The experimental results validate that a PCB-based PEX array can synthesize in-cavity plane waves using peripherally placed Huygens-equivalent sources and radiate them through a periodic leaky-wave unit cell to form narrow, electronically steerable pencil beams. The findings confirm the central hypothesis: PEX arrays can substantially reduce the number of active elements (perimeter scaling) yet achieve high directivity and efficient broadside/tilted beam steering along predefined contours. Agreement between analytical predictions, full-wave simulations, and measurements supports the physical model and design methodology. The orthogonal polarization of beams generated from orthogonal sides minimizes mutual coupling, enabling independent multibeam and potential duplex operation from a shared aperture. Noted trade-offs include: (i) limited scan directions (predefined contours and grating-lobe constraints set by unit-cell period), (ii) traveling-wave power management between radiation, termination, and ohmic losses affecting aperture/radiation efficiencies, and (iii) slight frequency-dependent beam squint inherent to LWAs defining instantaneous bandwidth. The work highlights paths to extend scan coverage beyond contours via mechanical rotation or by globally tuning the PEX cavity’s effective permittivity (e.g., ferroelectric substrates, artificial dielectrics), and discusses scalability to millimeter-wave frequencies with alternative feed implementations to mitigate connector pitch limits.

Conclusion

This work presents the first practical realization and experimental demonstration of a Peripherally-Excited (PEX) antenna array. A specially engineered slot unit cell achieves accidental degeneracy and closes the broadside bandgap at 13.1 GHz, enabling efficient broadside and tilted radiation. Simulations of a 15×15 array show high realized gain (≈25 dB), high aperture efficiency (≈85%), and acceptable bandwidths; measurements on a 7×7 prototype confirm electronically steered single and multiple pencil beams, with low mutual coupling between beams from orthogonal sides. The PEX approach offers substantial active-element-count reduction by exciting only the aperture perimeter while using passive radiators in the interior, and supports independent multibeam/duplex operation within a shared aperture.
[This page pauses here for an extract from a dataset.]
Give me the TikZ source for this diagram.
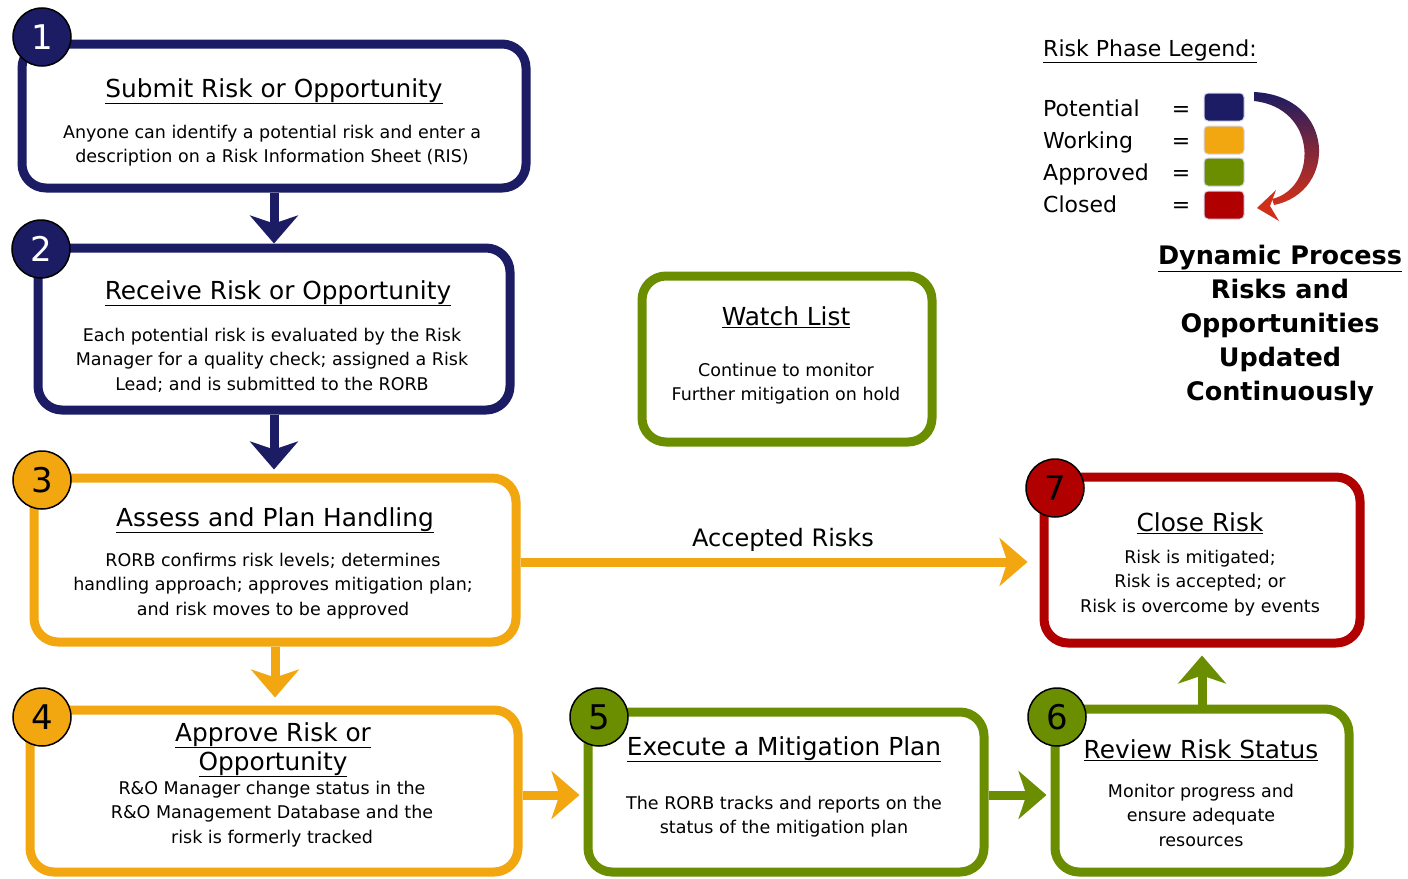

Future work includes extending scan range (mechanical rotation, tunable-permittivity fillings), optimizing feed networks (phase shifters with flatter amplitude response and digital control), beamforming with sidelobe control via peripheral weighting, tapered leakage profiles for combined high aperture and radiation efficiencies, scaling to millimeter-wave (and potentially fully metallic/artificial-dielectric implementations), and exploring higher-frequency-compatible feed architectures.

Limitations

• Beam-pointing directions are constrained to predefined contours governed by unit-cell dispersion and Floquet conditions; full 2D coverage is not intrinsic. • Maximum tilt is limited by the grating-lobe onset set by unit-cell period (e.g., θc≈37° for d=14.3 mm at 13.1 GHz); reducing period increases scan range at the cost of fabrication complexity. • Traveling-wave operation entails a trade-off among aperture efficiency, radiation efficiency, and termination (resistive) losses; without tapering, increasing aperture size can reduce aperture efficiency. • Frequency scanning (beam squint) limits instantaneous bandwidth (few percent for 1 dB criterion). • Practical phase shifters used in the prototype exhibit amplitude variation with phase and frequency dispersion, causing gain discrepancies versus ideal simulations. • Measurement imperfections (environment reflections) introduced small deviations. • Scaling to sub-THz with the same phase-shifter approach is challenging; connector pitch and losses at high frequencies require alternative feed solutions.